##### Collected material

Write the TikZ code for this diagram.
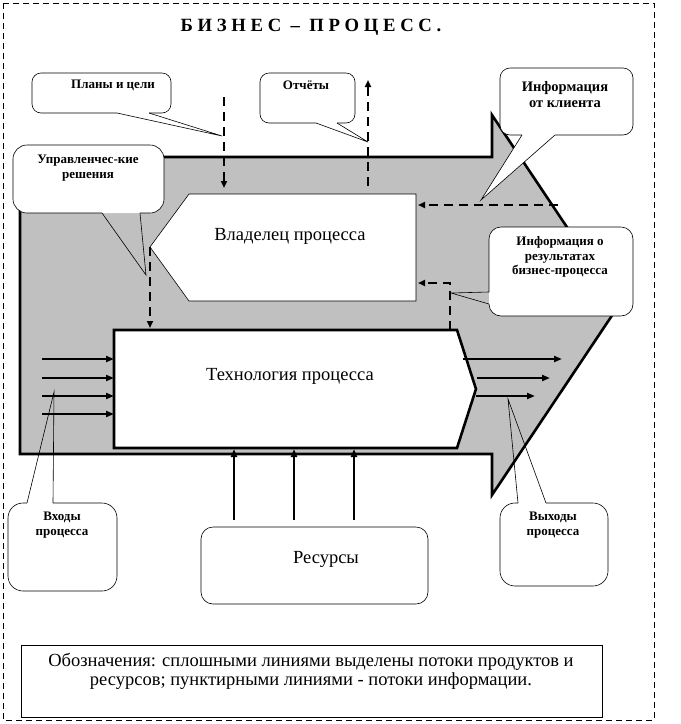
\documentclass[tikz,border=0pt]{standalone}
\usepackage{fontspec}
\setmainfont{Liberation Serif}
\usepackage{tikz}
\usetikzlibrary{arrows.meta}
\definecolor{arrowgray}{RGB}{192,192,192}

\tikzset{
  outerframe/.style={line width=0.6pt,dash pattern=on 6pt off 4pt},
  infoflow/.style={line width=2.4pt,dash pattern=on 9pt off 6pt,-{Triangle[length=7pt,width=6pt]}},
  prodflow/.style={line width=2.4pt,-{Triangle[length=8pt,width=6pt]}},
  bubble/.style={line width=0.6pt},
  boxtext/.style={font=\fontsize{18.5}{19}\selectfont,inner sep=0pt,align=center},
  calltext/.style={font=\fontsize{13}{14.5}\selectfont\bfseries,inner sep=0pt,align=center}
}

\begin{document}
\begin{tikzpicture}[x=1pt,y=-1pt]
    \useasboundingbox (0,0) rectangle (681,724);
    \draw[outerframe] (3,3) rectangle (654,720);
    \node[font=\fontsize{18.7}{20}\selectfont\bfseries,inner sep=0pt] (title) at (311,27) {Б И З Н Е С \ – \ П Р О Ц Е С С .};

    \draw[fill=arrowgray,line width=2.6pt] (20,157) -- (492,157) -- (492,115) -- (619,305) -- (492,495) -- (492,454) -- (20,454) -- cycle;

    \draw[fill=white,line width=0.6pt] (189,194) -- (416,194) -- (416,301) -- (189,301) -- (150,247) -- cycle;
    \node[boxtext] (owner) at (290,236) {Владелец процесса};
    \draw[fill=white,line width=2.6pt] (114,330) -- (457,330) -- (476,389) -- (457,448) -- (114,448) -- cycle;
    \node[boxtext] (tech) at (290,376) {Технология процесса};

    \coordinate (plansrc) at (224,97);
    \coordinate (ownertop) at (224,188);
    \coordinate (ownerout) at (368,186);
    \coordinate (reportend) at (368,80);
    \coordinate (clientsrc) at (558,205);
    \coordinate (ownerright) at (418,205);
    \coordinate (techtopr) at (450,330);
    \coordinate (ownerlow) at (418,283);
    \coordinate (ownertip) at (150,247);
    \coordinate (techtop) at (150,328);
    \coordinate (techwest) at (114,389);
    \coordinate (techsouth) at (294,449);

    \draw[infoflow] (plansrc) -- (ownertop);
    \draw[infoflow] (ownerout) -- (reportend);
    \draw[infoflow] (clientsrc) -- (ownerright);
    \draw[infoflow] (techtopr) |- (ownerlow);
    \draw[infoflow] (ownertip) -- (techtop);

    \foreach \y [count=\i] in {359,378,396,414} {
        \coordinate (in\i) at (42,\y);
        \draw[prodflow] (in\i) -- (in\i -| techwest);
    }
    \foreach \xs/\xe/\y [count=\i] in {463/562/359,477/550/378,476/535/396} {
        \coordinate (outa\i) at (\xs,\y);
        \coordinate (outb\i) at (\xe,\y);
        \draw[prodflow] (outa\i) -- (outb\i);
    }
    \foreach \x [count=\i] in {234,294,354} {
        \coordinate (rs\i) at (\x,520);
        \draw[prodflow] (rs\i) -- (rs\i |- techsouth);
    }

    \fill[white,rounded corners=9pt] (32,73) rectangle (171,113);
    \draw[bubble,rounded corners=9pt] (149,113) -- (171,113) -- (171,73) -- (32,73) -- (32,113) -- (117,113);
    \draw[bubble] (117,113) -- (222,136) -- (149,113);
    \node[calltext] (plans) at (113,85) {Планы и цели};

    \fill[white,rounded corners=9pt] (260,73) rectangle (355,123);
    \draw[bubble,rounded corners=9pt] (337,123) -- (355,123) -- (355,73) -- (260,73) -- (260,123) -- (316,123);
    \draw[bubble] (316,123) -- (368,142) -- (337,123);
    \node[calltext] (reports) at (306,85) {Отчёты};

    \fill[white,rounded corners=10pt] (500,68) rectangle (633,135);
    \fill[white] (522,135) -- (481,200) -- (555,135) -- cycle;
    \draw[bubble,rounded corners=10pt] (555,135) -- (633,135) -- (633,68) -- (500,68) -- (500,135) -- (522,135);
    \draw[bubble] (522,135) -- (481,200) -- (555,135);
    \node[calltext,font=\fontsize{14.5}{16}\selectfont\bfseries] (client) at (565,95) {Информация\\от клиента};

    \fill[white,rounded corners=14pt] (13,145) rectangle (164,213);
    \draw[bubble,rounded corners=14pt] (140,213) -- (164,213) -- (164,145) -- (13,145) -- (13,213) -- (102,213);
    \draw[bubble] (102,213) -- (146,275) -- (140,213);
    \node[calltext] (decisions) at (88,168) {Управленчес-кие\\решения};

    \fill[white,rounded corners=12pt] (489,227) rectangle (633,316);
    \draw[bubble,rounded corners=12pt] (489,292) -- (489,227) -- (633,227) -- (633,316) -- (489,316) -- (489,304);
    \draw[bubble] (489,292) -- (451,293) -- (489,304);
    \node[calltext] (results) at (560,257) {Информация о\\результатах\\бизнес-процесса};

    \fill[white,rounded corners=15pt] (8,503) rectangle (117,591);
    \draw[bubble,rounded corners=15pt] (53,503) -- (117,503) -- (117,591) -- (8,591) -- (8,503) -- (27,503);
    \draw[bubble] (27,503) -- (54,392) -- (53,503);
    \node[calltext] (inputs) at (62,525) {Входы\\процесса};

    \fill[white,rounded corners=15pt] (500,503) rectangle (608,586);
    \draw[bubble,rounded corners=15pt] (546,503) -- (608,503) -- (608,586) -- (500,586) -- (500,503) -- (518,503);
    \draw[bubble] (518,503) -- (508,399) -- (546,503);
    \node[calltext] (outputs) at (553,525) {Выходы\\процесса};

    \draw[bubble,fill=white,rounded corners=12pt] (201,527) rectangle (428,604);
    \node[boxtext] (resources) at (326,559) {Ресурсы};

    \draw[bubble] (21,645) rectangle (602,717);
    \node[boxtext] (legend) at (311,671) {Обозначения: сплошными линиями выделены потоки продуктов и\\ресурсов; пунктирными линиями - потоки информации.};
\end{tikzpicture}
\end{document}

##########

# Problem description:
Take the data above and repeat it exactly, leaving each picture out.

# Written response:
Write the TikZ code for this diagram.
\documentclass[tikz,border=0pt]{standalone}
\usepackage{fontspec}
\setmainfont{Liberation Serif}
\usepackage{tikz}
\usetikzlibrary{arrows.meta}
\definecolor{arrowgray}{RGB}{192,192,192}

\tikzset{
  outerframe/.style={line width=0.6pt,dash pattern=on 6pt off 4pt},
  infoflow/.style={line width=2.4pt,dash pattern=on 9pt off 6pt,-{Triangle[length=7pt,width=6pt]}},
  prodflow/.style={line width=2.4pt,-{Triangle[length=8pt,width=6pt]}},
  bubble/.style={line width=0.6pt},
  boxtext/.style={font=\fontsize{18.5}{19}\selectfont,inner sep=0pt,align=center},
  calltext/.style={font=\fontsize{13}{14.5}\selectfont\bfseries,inner sep=0pt,align=center}
}

\begin{document}
\begin{tikzpicture}[x=1pt,y=-1pt]
    \useasboundingbox (0,0) rectangle (681,724);
    \draw[outerframe] (3,3) rectangle (654,720);
    \node[font=\fontsize{18.7}{20}\selectfont\bfseries,inner sep=0pt] (title) at (311,27) {Б И З Н Е С \ – \ П Р О Ц Е С С .};

    \draw[fill=arrowgray,line width=2.6pt] (20,157) -- (492,157) -- (492,115) -- (619,305) -- (492,495) -- (492,454) -- (20,454) -- cycle;

    \draw[fill=white,line width=0.6pt] (189,194) -- (416,194) -- (416,301) -- (189,301) -- (150,247) -- cycle;
    \node[boxtext] (owner) at (290,236) {Владелец процесса};
    \draw[fill=white,line width=2.6pt] (114,330) -- (457,330) -- (476,389) -- (457,448) -- (114,448) -- cycle;
    \node[boxtext] (tech) at (290,376) {Технология процесса};

    \coordinate (plansrc) at (224,97);
    \coordinate (ownertop) at (224,188);
    \coordinate (ownerout) at (368,186);
    \coordinate (reportend) at (368,80);
    \coordinate (clientsrc) at (558,205);
    \coordinate (ownerright) at (418,205);
    \coordinate (techtopr) at (450,330);
    \coordinate (ownerlow) at (418,283);
    \coordinate (ownertip) at (150,247);
    \coordinate (techtop) at (150,328);
    \coordinate (techwest) at (114,389);
    \coordinate (techsouth) at (294,449);

    \draw[infoflow] (plansrc) -- (ownertop);
    \draw[infoflow] (ownerout) -- (reportend);
    \draw[infoflow] (clientsrc) -- (ownerright);
    \draw[infoflow] (techtopr) |- (ownerlow);
    \draw[infoflow] (ownertip) -- (techtop);

    \foreach \y [count=\i] in {359,378,396,414} {
        \coordinate (in\i) at (42,\y);
        \draw[prodflow] (in\i) -- (in\i -| techwest);
    }
    \foreach \xs/\xe/\y [count=\i] in {463/562/359,477/550/378,476/535/396} {
        \coordinate (outa\i) at (\xs,\y);
        \coordinate (outb\i) at (\xe,\y);
        \draw[prodflow] (outa\i) -- (outb\i);
    }
    \foreach \x [count=\i] in {234,294,354} {
        \coordinate (rs\i) at (\x,520);
        \draw[prodflow] (rs\i) -- (rs\i |- techsouth);
    }

    \fill[white,rounded corners=9pt] (32,73) rectangle (171,113);
    \draw[bubble,rounded corners=9pt] (149,113) -- (171,113) -- (171,73) -- (32,73) -- (32,113) -- (117,113);
    \draw[bubble] (117,113) -- (222,136) -- (149,113);
    \node[calltext] (plans) at (113,85) {Планы и цели};

    \fill[white,rounded corners=9pt] (260,73) rectangle (355,123);
    \draw[bubble,rounded corners=9pt] (337,123) -- (355,123) -- (355,73) -- (260,73) -- (260,123) -- (316,123);
    \draw[bubble] (316,123) -- (368,142) -- (337,123);
    \node[calltext] (reports) at (306,85) {Отчёты};

    \fill[white,rounded corners=10pt] (500,68) rectangle (633,135);
    \fill[white] (522,135) -- (481,200) -- (555,135) -- cycle;
    \draw[bubble,rounded corners=10pt] (555,135) -- (633,135) -- (633,68) -- (500,68) -- (500,135) -- (522,135);
    \draw[bubble] (522,135) -- (481,200) -- (555,135);
    \node[calltext,font=\fontsize{14.5}{16}\selectfont\bfseries] (client) at (565,95) {Информация\\от клиента};

    \fill[white,rounded corners=14pt] (13,145) rectangle (164,213);
    \draw[bubble,rounded corners=14pt] (140,213) -- (164,213) -- (164,145) -- (13,145) -- (13,213) -- (102,213);
    \draw[bubble] (102,213) -- (146,275) -- (140,213);
    \node[calltext] (decisions) at (88,168) {Управленчес-кие\\решения};

    \fill[white,rounded corners=12pt] (489,227) rectangle (633,316);
    \draw[bubble,rounded corners=12pt] (489,292) -- (489,227) -- (633,227) -- (633,316) -- (489,316) -- (489,304);
    \draw[bubble] (489,292) -- (451,293) -- (489,304);
    \node[calltext] (results) at (560,257) {Информация о\\результатах\\бизнес-процесса};

    \fill[white,rounded corners=15pt] (8,503) rectangle (117,591);
    \draw[bubble,rounded corners=15pt] (53,503) -- (117,503) -- (117,591) -- (8,591) -- (8,503) -- (27,503);
    \draw[bubble] (27,503) -- (54,392) -- (53,503);
    \node[calltext] (inputs) at (62,525) {Входы\\процесса};

    \fill[white,rounded corners=15pt] (500,503) rectangle (608,586);
    \draw[bubble,rounded corners=15pt] (546,503) -- (608,503) -- (608,586) -- (500,586) -- (500,503) -- (518,503);
    \draw[bubble] (518,503) -- (508,399) -- (546,503);
    \node[calltext] (outputs) at (553,525) {Выходы\\процесса};

    \draw[bubble,fill=white,rounded corners=12pt] (201,527) rectangle (428,604);
    \node[boxtext] (resources) at (326,559) {Ресурсы};

    \draw[bubble] (21,645) rectangle (602,717);
    \node[boxtext] (legend) at (311,671) {Обозначения: сплошными линиями выделены потоки продуктов и\\ресурсов; пунктирными линиями - потоки информации.};
\end{tikzpicture}
\end{document}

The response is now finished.